**Aim:**
Extract every record, exactly as written, and ignore the pictures.

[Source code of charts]
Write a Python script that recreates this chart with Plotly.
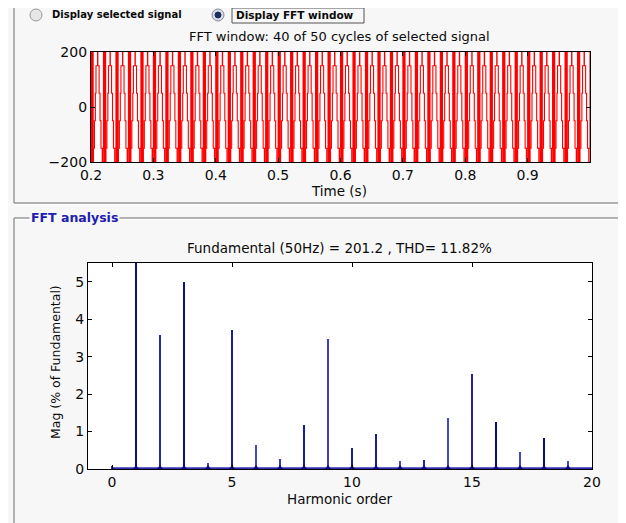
import plotly.graph_objects as go

# ---------------- data ----------------
# one cycle of the displayed waveform (levels, 0.5 ms apart)
cycle_levels = [260, -260, 260, -260, 260, -260, 260, -260,
                -150, -150, -150, -50, -50, -50, 50, 50,
                150, 150, 150, 150, 150, 260,
                150, 150, 150, 150, 50, 50, 50, -50, -50, -50,
                -150, -150, -150, -150, -260, -150, -150, -150]
sample_step_s = 0.0005
window_start_s = 0.2
window_cycles = 40

time_ticks = [0.2, 0.3, 0.4, 0.5, 0.6, 0.7, 0.8, 0.9]
signal_ticks = [-200, 0, 200]

harmonic_orders = [0, 1, 2, 3, 4, 5, 6, 7, 8, 9, 10, 11, 12, 13, 14, 15, 16, 17, 18, 19]
magnitudes_pct = [0.08, 100.0, 3.58, 5.0, 0.17, 3.7, 0.65, 0.28, 1.18, 3.47,
                  0.57, 0.94, 0.22, 0.25, 1.37, 2.53, 1.25, 0.46, 0.84, 0.21]
harmonic_ticks = [0, 5, 10, 15, 20]
mag_ticks = [0, 1, 2, 3, 4, 5]

bar_colors = ['#2a2aa8', '#101088', '#2a2aa8', '#101088', '#4848c0', '#1c1c96',
              '#4848c0', '#3a3ab4', '#1c1c96', '#4040bc', '#1c1c96', '#1c1c96',
              '#4848c0', '#2a2aa8', '#4848c0', '#2424a0', '#0c0c80', '#4848c0',
              '#0c0c80', '#4848c0']

top_title = "FFT window: 40 of 50 cycles of selected signal"
bottom_title = "Fundamental (50Hz) = 201.2 , THD= 11.82%"

# ---------------- build ----------------
W, H = 626, 523
OFF = 8  # page body margin of the browser
def px(x):
    return (x - OFF) / W
def py(y):
    return 1 - (y - OFF) / H

n = window_cycles * len(cycle_levels)
t = [window_start_s + k * sample_step_s for k in range(n + 1)]
v = [cycle_levels[k % len(cycle_levels)] for k in range(n + 1)]

FONT = "DejaVu Sans"
TXT = "#0a0a0a"
BG = "#f7f7f7"

fig = go.Figure()
fig.add_trace(go.Scatter(x=t, y=v, mode="lines",
                         line=dict(color="#ff0000", width=1.1, shape="hv"),
                         xaxis="x", yaxis="y", hoverinfo="skip"))

# baseline of the spectrum (near-zero bins)
fig.add_trace(go.Scatter(x=[harmonic_orders[0], harmonic_orders[-1] + 1],
                         y=[0.02, 0.02], mode="lines",
                         line=dict(color="#3030b4", width=2),
                         xaxis="x2", yaxis="y2", hoverinfo="skip"))
fig.add_trace(go.Bar(x=harmonic_orders, y=magnitudes_pct, width=0.12,
                     marker=dict(color=bar_colors, line=dict(width=0)),
                     xaxis="x2", yaxis="y2"))
fig.add_trace(go.Scatter(x=harmonic_orders[1:], y=[0.03] * (len(harmonic_orders) - 1),
                         mode="markers",
                         marker=dict(symbol="triangle-up", size=6, color="#101080"),
                         xaxis="x2", yaxis="y2", hoverinfo="skip"))

axis_common = dict(showline=True, linecolor="#000000", linewidth=1.3, mirror="ticks",
                   ticks="inside", ticklen=4, tickcolor="#000000", showgrid=False,
                   zeroline=False, automargin=False,
                   tickfont=dict(family=FONT, size=14, color=TXT))

fig.update_layout(
    width=W, height=H, margin=dict(l=0, r=0, t=0, b=0, pad=0), autosize=False,
    paper_bgcolor=BG, plot_bgcolor="#ffffff", showlegend=False, bargap=0,
    xaxis=dict(domain=[px(91), px(590)], anchor="y", range=[0.2, 1.0],
               tickvals=time_ticks, ticktext=[f"{x:.1f}" for x in time_ticks], **axis_common),
    yaxis=dict(domain=[py(162), py(52)], anchor="x", range=[-200, 200],
               tickvals=signal_ticks, **axis_common),
    xaxis2=dict(domain=[px(88), px(592)], anchor="y2", range=[-1, 20],
                tickvals=harmonic_ticks, **axis_common),
    yaxis2=dict(domain=[py(469), py(263)], anchor="x2", range=[0, 5.5],
                tickvals=mag_ticks, **axis_common),
)

ann = []
def text(x, y, s, size=13, color=TXT, bold=False, xanchor="center", angle=0, bg=None):
    ann.append(dict(x=px(x), y=py(y), xref="paper", yref="paper", text=(f"<b>{s}</b>" if bold else s),
                    showarrow=False, xanchor=xanchor, yanchor="middle", textangle=angle,
                    font=dict(family=FONT, size=size, color=color),
                    bgcolor=bg, borderpad=1))

text(339, 37, top_title, size=13)
text(339, 191, "Time (s)", size=13.5)
text(339, 248, bottom_title, size=13.5)
text(340, 499, "Harmonic order", size=13.5)
text(55, 362, "Mag (% of Fundamental)", size=12.5, angle=-90)
text(50, 15, "Display selected signal", size=10, bold=True, xanchor="left")
text(234, 15, "Display FFT window", size=10.5, bold=True, xanchor="left")
text(29, 217, "FFT analysis", size=12.5, color="#2020b0", bold=True, xanchor="left", bg=BG)
fig.update_layout(annotations=ann)

shapes = []
def line(x0, y0, x1, y1, color="#9a9a9a", width=1.5):
    shapes.append(dict(type="line", xref="paper", yref="paper", x0=px(x0), y0=py(y0),
                       x1=px(x1), y1=py(y1), line=dict(color=color, width=width), layer="below"))
# top panel frame
line(14, 0, 14, 203)
line(14, 203, 622, 203)
line(622, 0, 622, 203)
line(14, 205, 622, 205, color="#ffffff", width=1)
# bottom panel frame
line(14, 218, 621, 218)
line(14, 218, 14, 531)
line(621, 218, 621, 531)
line(15, 219.5, 620, 219.5, color="#ffffff", width=1)
# radio buttons
def circle(cx, cy, r, fill, edge, w=1):
    shapes.append(dict(type="circle", xref="paper", yref="paper",
                       x0=px(cx - r), x1=px(cx + r), y0=py(cy + r), y1=py(cy - r),
                       fillcolor=fill, line=dict(color=edge, width=w)))
circle(36, 15, 6, "#e6e6e6", "#9a9a9a")
circle(218, 15, 6, "#d8dce8", "#8a8a9a")
circle(218, 15, 3, "#1c2c5c", "#1c2c5c")
shapes.append(dict(type="rect", xref="paper", yref="paper", x0=px(232), x1=px(364),
                   y0=py(23), y1=py(8), line=dict(color="#555555", width=1)))
fig.update_layout(shapes=shapes)

fig.write_html("out.html")
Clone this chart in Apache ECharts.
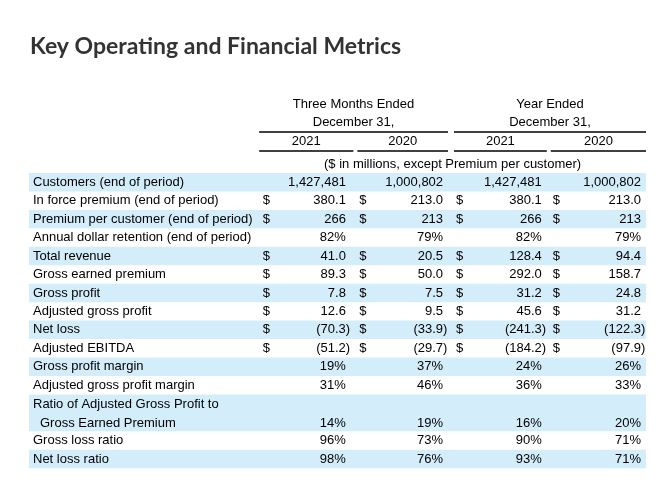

**Solution:**
Write a Python script that recreates this chart with Plotly.
import plotly.graph_objects as go

# ---------------- data ----------------
# one cycle of the displayed waveform (levels, 0.5 ms apart)
cycle_levels = [260, -260, 260, -260, 260, -260, 260, -260,
                -150, -150, -150, -50, -50, -50, 50, 50,
                150, 150, 150, 150, 150, 260,
                150, 150, 150, 150, 50, 50, 50, -50, -50, -50,
                -150, -150, -150, -150, -260, -150, -150, -150]
sample_step_s = 0.0005
window_start_s = 0.2
window_cycles = 40

time_ticks = [0.2, 0.3, 0.4, 0.5, 0.6, 0.7, 0.8, 0.9]
signal_ticks = [-200, 0, 200]

harmonic_orders = [0, 1, 2, 3, 4, 5, 6, 7, 8, 9, 10, 11, 12, 13, 14, 15, 16, 17, 18, 19]
magnitudes_pct = [0.08, 100.0, 3.58, 5.0, 0.17, 3.7, 0.65, 0.28, 1.18, 3.47,
                  0.57, 0.94, 0.22, 0.25, 1.37, 2.53, 1.25, 0.46, 0.84, 0.21]
harmonic_ticks = [0, 5, 10, 15, 20]
mag_ticks = [0, 1, 2, 3, 4, 5]

bar_colors = ['#2a2aa8', '#101088', '#2a2aa8', '#101088', '#4848c0', '#1c1c96',
              '#4848c0', '#3a3ab4', '#1c1c96', '#4040bc', '#1c1c96', '#1c1c96',
              '#4848c0', '#2a2aa8', '#4848c0', '#2424a0', '#0c0c80', '#4848c0',
              '#0c0c80', '#4848c0']

top_title = "FFT window: 40 of 50 cycles of selected signal"
bottom_title = "Fundamental (50Hz) = 201.2 , THD= 11.82%"

# ---------------- build ----------------
W, H = 626, 523
OFF = 8  # page body margin of the browser
def px(x):
    return (x - OFF) / W
def py(y):
    return 1 - (y - OFF) / H

n = window_cycles * len(cycle_levels)
t = [window_start_s + k * sample_step_s for k in range(n + 1)]
v = [cycle_levels[k % len(cycle_levels)] for k in range(n + 1)]

FONT = "DejaVu Sans"
TXT = "#0a0a0a"
BG = "#f7f7f7"

fig = go.Figure()
fig.add_trace(go.Scatter(x=t, y=v, mode="lines",
                         line=dict(color="#ff0000", width=1.1, shape="hv"),
                         xaxis="x", yaxis="y", hoverinfo="skip"))

# baseline of the spectrum (near-zero bins)
fig.add_trace(go.Scatter(x=[harmonic_orders[0], harmonic_orders[-1] + 1],
                         y=[0.02, 0.02], mode="lines",
                         line=dict(color="#3030b4", width=2),
                         xaxis="x2", yaxis="y2", hoverinfo="skip"))
fig.add_trace(go.Bar(x=harmonic_orders, y=magnitudes_pct, width=0.12,
                     marker=dict(color=bar_colors, line=dict(width=0)),
                     xaxis="x2", yaxis="y2"))
fig.add_trace(go.Scatter(x=harmonic_orders[1:], y=[0.03] * (len(harmonic_orders) - 1),
                         mode="markers",
                         marker=dict(symbol="triangle-up", size=6, color="#101080"),
                         xaxis="x2", yaxis="y2", hoverinfo="skip"))

axis_common = dict(showline=True, linecolor="#000000", linewidth=1.3, mirror="ticks",
                   ticks="inside", ticklen=4, tickcolor="#000000", showgrid=False,
                   zeroline=False, automargin=False,
                   tickfont=dict(family=FONT, size=14, color=TXT))

fig.update_layout(
    width=W, height=H, margin=dict(l=0, r=0, t=0, b=0, pad=0), autosize=False,
    paper_bgcolor=BG, plot_bgcolor="#ffffff", showlegend=False, bargap=0,
    xaxis=dict(domain=[px(91), px(590)], anchor="y", range=[0.2, 1.0],
               tickvals=time_ticks, ticktext=[f"{x:.1f}" for x in time_ticks], **axis_common),
    yaxis=dict(domain=[py(162), py(52)], anchor="x", range=[-200, 200],
               tickvals=signal_ticks, **axis_common),
    xaxis2=dict(domain=[px(88), px(592)], anchor="y2", range=[-1, 20],
                tickvals=harmonic_ticks, **axis_common),
    yaxis2=dict(domain=[py(469), py(263)], anchor="x2", range=[0, 5.5],
                tickvals=mag_ticks, **axis_common),
)

ann = []
def text(x, y, s, size=13, color=TXT, bold=False, xanchor="center", angle=0, bg=None):
    ann.append(dict(x=px(x), y=py(y), xref="paper", yref="paper", text=(f"<b>{s}</b>" if bold else s),
                    showarrow=False, xanchor=xanchor, yanchor="middle", textangle=angle,
                    font=dict(family=FONT, size=size, color=color),
                    bgcolor=bg, borderpad=1))

text(339, 37, top_title, size=13)
text(339, 191, "Time (s)", size=13.5)
text(339, 248, bottom_title, size=13.5)
text(340, 499, "Harmonic order", size=13.5)
text(55, 362, "Mag (% of Fundamental)", size=12.5, angle=-90)
text(50, 15, "Display selected signal", size=10, bold=True, xanchor="left")
text(234, 15, "Display FFT window", size=10.5, bold=True, xanchor="left")
text(29, 217, "FFT analysis", size=12.5, color="#2020b0", bold=True, xanchor="left", bg=BG)
fig.update_layout(annotations=ann)

shapes = []
def line(x0, y0, x1, y1, color="#9a9a9a", width=1.5):
    shapes.append(dict(type="line", xref="paper", yref="paper", x0=px(x0), y0=py(y0),
                       x1=px(x1), y1=py(y1), line=dict(color=color, width=width), layer="below"))
# top panel frame
line(14, 0, 14, 203)
line(14, 203, 622, 203)
line(622, 0, 622, 203)
line(14, 205, 622, 205, color="#ffffff", width=1)
# bottom panel frame
line(14, 218, 621, 218)
line(14, 218, 14, 531)
line(621, 218, 621, 531)
line(15, 219.5, 620, 219.5, color="#ffffff", width=1)
# radio buttons
def circle(cx, cy, r, fill, edge, w=1):
    shapes.append(dict(type="circle", xref="paper", yref="paper",
                       x0=px(cx - r), x1=px(cx + r), y0=py(cy + r), y1=py(cy - r),
                       fillcolor=fill, line=dict(color=edge, width=w)))
circle(36, 15, 6, "#e6e6e6", "#9a9a9a")
circle(218, 15, 6, "#d8dce8", "#8a8a9a")
circle(218, 15, 3, "#1c2c5c", "#1c2c5c")
shapes.append(dict(type="rect", xref="paper", yref="paper", x0=px(232), x1=px(364),
                   y0=py(23), y1=py(8), line=dict(color="#555555", width=1)))
fig.update_layout(shapes=shapes)

fig.write_html("out.html")
Clone this chart in Apache ECharts.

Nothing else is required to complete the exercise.